Thankfully, that’s all now changing with the standardisation of industry roles. The UK Cyber Security Council is developing its Cyber Career Framework covering 16 specialisms, detailing the job titles, knowledge and responsibilities as well as salary and these are also mapped to provide insights into how the professional can either progress up the career ladder or sideways into associated roles.

Earlier this year, the Council launched a Career Mapping Tool which aims to allow those with transferable skills to find out how they can get into the sector. It covers 19 cyber skills and asks whether the user is ‘unfamiliar’, has ‘some knowledge’ or ‘advanced knowledge’ in each of them. It’s fun to use and should help new entrants quickly establish where would be the best fit for them, as it delivers a compatibility percentage against three disciplines – Cryptography and Communications, Digital Forensics, and Secure System Development.

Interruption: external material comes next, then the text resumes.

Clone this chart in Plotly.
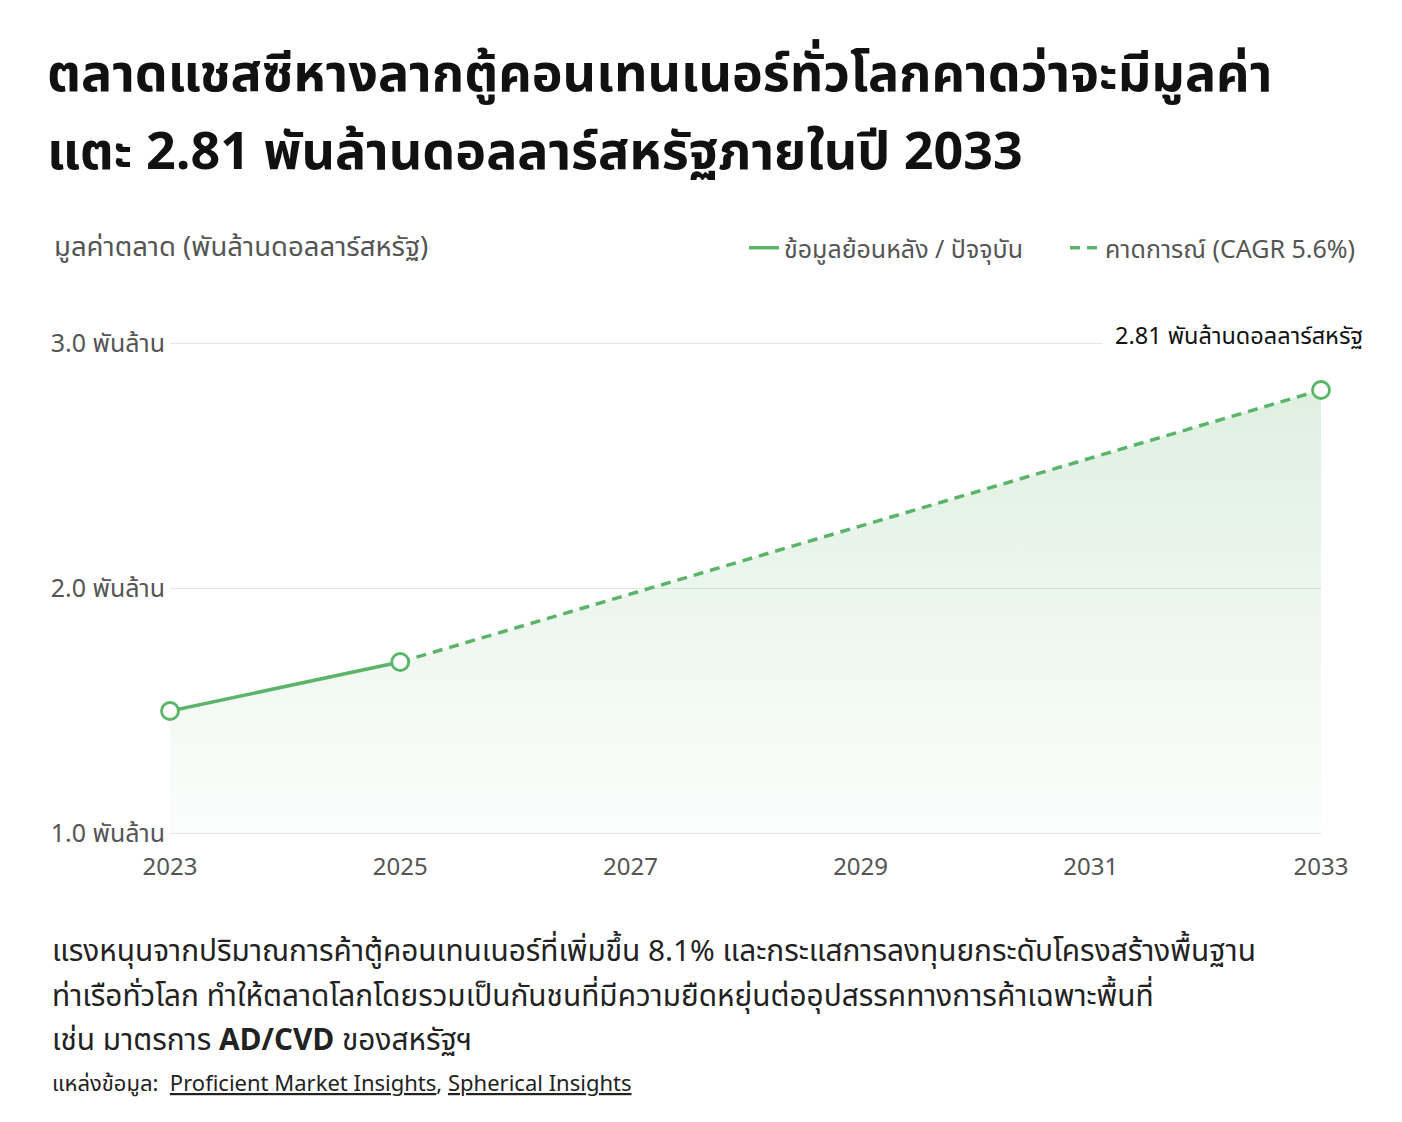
import plotly.graph_objects as go

# ---------------- data ----------------
years_hist = [2023, 2025]
values_hist = [1.50, 1.70]
years_fc = [2025, 2033]
values_fc = [1.70, 2.81]
years_all = [2023, 2025, 2033]
values_all = [1.50, 1.70, 2.81]
baseline = [1.0, 1.0, 1.0]
y_tickvals = [1.0, 2.0, 3.0]
y_ticktext = ["1.0 พันล้าน", "2.0 พันล้าน", "3.0 พันล้าน"]
x_tickvals = [2023, 2025, 2027, 2029, 2031, 2033]

title_lines = [
    "ตลาดแชสซีหางลากตู้คอนเทนเนอร์ทั่วโลกคาดว่าจะมีมูลค่า",
    "แตะ 2.81 พันล้านดอลลาร์สหรัฐภายในปี 2033",
]
y_title = "มูลค่าตลาด (พันล้านดอลลาร์สหรัฐ)"
legend_hist = "ข้อมูลย้อนหลัง / ปัจจุบัน"
legend_fc = "คาดการณ์ (CAGR 5.6%)"
end_label = "2.81 พันล้านดอลลาร์สหรัฐ"
note_lines = [
    "แรงหนุนจากปริมาณการค้าตู้คอนเทนเนอร์ที่เพิ่มขึ้น 8.1% และกระแสการลงทุนยกระดับโครงสร้างพื้นฐาน",
    "ท่าเรือทั่วโลก ทำให้ตลาดโลกโดยรวมเป็นกันชนที่มีความยืดหยุ่นต่ออุปสรรคทางการค้าเฉพาะพื้นที่",
    "เช่น มาตรการ <b>AD/CVD</b> ของสหรัฐฯ",
]
source_line = "แหล่งข้อมูล:  <u>Proficient Market Insights</u>, <u>Spherical Insights</u>"

# ---------------- layout geometry ----------------
OFF = 8                       # default body margin of the page
W, H = 1402 - 2 * OFF, 1122 - 2 * OFF
Y_LO, Y_HI = 0.99, 3.01
scale = (834 - 343) / 2.0     # screen px per unit
top_s = 343 - (Y_HI - 3.0) * scale
bot_s = 834 + (1.0 - Y_LO) * scale
L = 170 - OFF
T = int(round(top_s - OFF))
B = int(round(H - (bot_s - OFF)))
R = W - (1321 - OFF)
PW, PH = W - L - R, H - T - B


def px(xs):
    return (xs - OFF - L) / PW


def py(ys):
    return (H - B - (ys - OFF)) / PH


FONT = "Noto Sans Thai, Noto Sans, Roboto, sans-serif"
GREEN = "#5cb46a"

fig = go.Figure()

# baseline for area fill
fig.add_trace(go.Scatter(x=years_all, y=baseline, mode="lines",
                         line=dict(width=0), showlegend=False, hoverinfo="skip"))
# gradient area
fig.add_trace(go.Scatter(
    x=years_all, y=values_all, mode="lines", line=dict(width=0),
    fill="tonexty",
    fillgradient=dict(type="vertical",
                      colorscale=[[0, "rgba(92,180,106,0.02)"], [1, "rgba(92,180,106,0.20)"]]),
    showlegend=False, hoverinfo="skip"))

fig.add_trace(go.Scatter(
    x=years_fc, y=values_fc, mode="lines", name=legend_fc, legend="legend2",
    line=dict(color=GREEN, width=3.5, dash="10px,7px")))
fig.add_trace(go.Scatter(
    x=years_hist, y=values_hist, mode="lines", name=legend_hist, legend="legend",
    line=dict(color=GREEN, width=3.5)))
# markers
fig.add_trace(go.Scatter(
    x=[years_hist[0], years_hist[1], years_fc[-1]],
    y=[values_hist[0], values_hist[1], values_fc[-1]],
    mode="markers", showlegend=False, cliponaxis=False,
    marker=dict(size=17, color="white", line=dict(color=GREEN, width=2.8))))

annotations = []
for yp, t in zip([75, 153], title_lines):
    annotations.append(dict(x=px(45), y=py(yp), xref="paper", yref="paper", text=t,
                            showarrow=False, xanchor="left", yanchor="middle",
                            font=dict(size=52, color="#111", family=FONT, weight="bold")))
annotations.append(dict(x=px(52), y=py(248), xref="paper", yref="paper", text=y_title,
                        showarrow=False, xanchor="left", yanchor="middle",
                        font=dict(size=27.5, color="#555", family=FONT)))
annotations.append(dict(x=years_fc[-1], y=values_fc[-1], xref="x", yref="y", text=end_label,
                        showarrow=False, xanchor="right", yanchor="middle",
                        xshift=55, yshift=53, bgcolor="white", borderpad=12,
                        font=dict(size=23.5, color="#111", family=FONT)))
for yp, t in zip([951, 996, 1040], note_lines):
    annotations.append(dict(x=px(50), y=py(yp), xref="paper", yref="paper", text=t,
                            showarrow=False, xanchor="left", yanchor="middle",
                            font=dict(size=29.8, color="#222", family=FONT)))
annotations.append(dict(x=px(50), y=py(1084), xref="paper", yref="paper", text=source_line,
                        showarrow=False, xanchor="left", yanchor="middle",
                        font=dict(size=22, color="#222", family=FONT)))

legend_common = dict(orientation="h", xanchor="right", yanchor="middle",
                     font=dict(size=25, color="#555", family=FONT),
                     itemwidth=30, bgcolor="rgba(0,0,0,0)")

fig.update_layout(
    width=W, height=H,
    margin=dict(l=L, r=R, t=T, b=B),
    paper_bgcolor="white", plot_bgcolor="white",
    font=dict(family=FONT, color="#555"),
    showlegend=True,
    legend=dict(x=px(1029), y=py(248), **legend_common),
    legend2=dict(x=px(1361), y=py(248), **legend_common),
    annotations=annotations,
    hovermode=False,
)
fig.update_xaxes(range=[2023, 2033], tickvals=x_tickvals, showgrid=False, zeroline=False,
                 showline=False, ticks="", tickfont=dict(size=24, color="#555", family=FONT),
                 ticklabelstandoff=14)
fig.update_yaxes(range=[Y_LO, Y_HI], tickvals=y_tickvals, ticktext=y_ticktext,
                 showgrid=True, gridcolor="#e4e6e4", gridwidth=1, zeroline=False,
                 showline=False, ticks="", tickfont=dict(size=25, color="#555", family=FONT),
                 ticklabelstandoff=4)

fig.write_html("out.html")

But we also need to do more to encourage those within the sector to stay which means improving retention through training and support. Automation can also help here, with new emerging technologies such as generative AI able to do much of the grunt work when it comes to documentation in governance, risk and compliance, for example. Plus, there are a wealth of tools that can be used to automate previously soul-destroying tasks associated with things like threat detection that could see analysts swamped with alerts.

HR has its work cut out

Ultimately, businesses are going to have to work harder in both their recruitment campaigns and on their retention strategies. Recruitment-wise, composing unicorn job descriptions will only see roles go unfilled for longer. Instead, look to broaden the scope by looking at and assessing soft skills (ie communication and problem solving) as well as technical ones. You can save time and effort by using the Cyber Career Framework to devise job descriptions that resonate with the market and don’t forget to include sweeteners such as on the job training and career advancement support. The (ISC)2 report found twice as many people would prefer a promotion over changing jobs so employees want to advance within your company.

Retention-wise, businesses can significantly improve their ability to hire and retain staff by developing an Employee Experience (EX) program, suggests (ISC)2, which discovered there was a direct correlation between the happiness of staff and staff shortages. Quid pro quo low EX can be harmful to the organisation.

EX is not difficult to achieve either, it basically means listening to and valuing the contributions staff make and making that known, yet most staff valued it above other perks, such as extra leave or recognising birthdays. However, EX is not adopted widely in cybersecurity today, with only 28% saying their organisation valued staff input and 35% that their organisation solicited feedback on their needs.

Revisiting both your recruitment and retention plans are therefore both advisable, particularly given recent developments in this area with career mapping, but make sure too that you partner with a recruitment agency that understands the sector. An experienced recruiter can help you refine your job description to attract the right candidate for the role, knows what candidates are looking for and understands the tolerances of the market when it comes to working practices and rates of remuneration.

Utilising all these avenues will be essential as the skills shortage deepens into a skills crisis and those businesses that are proactive in their recruitment and retention today, stand to gain by being able to secure the business and its assets tomorrow.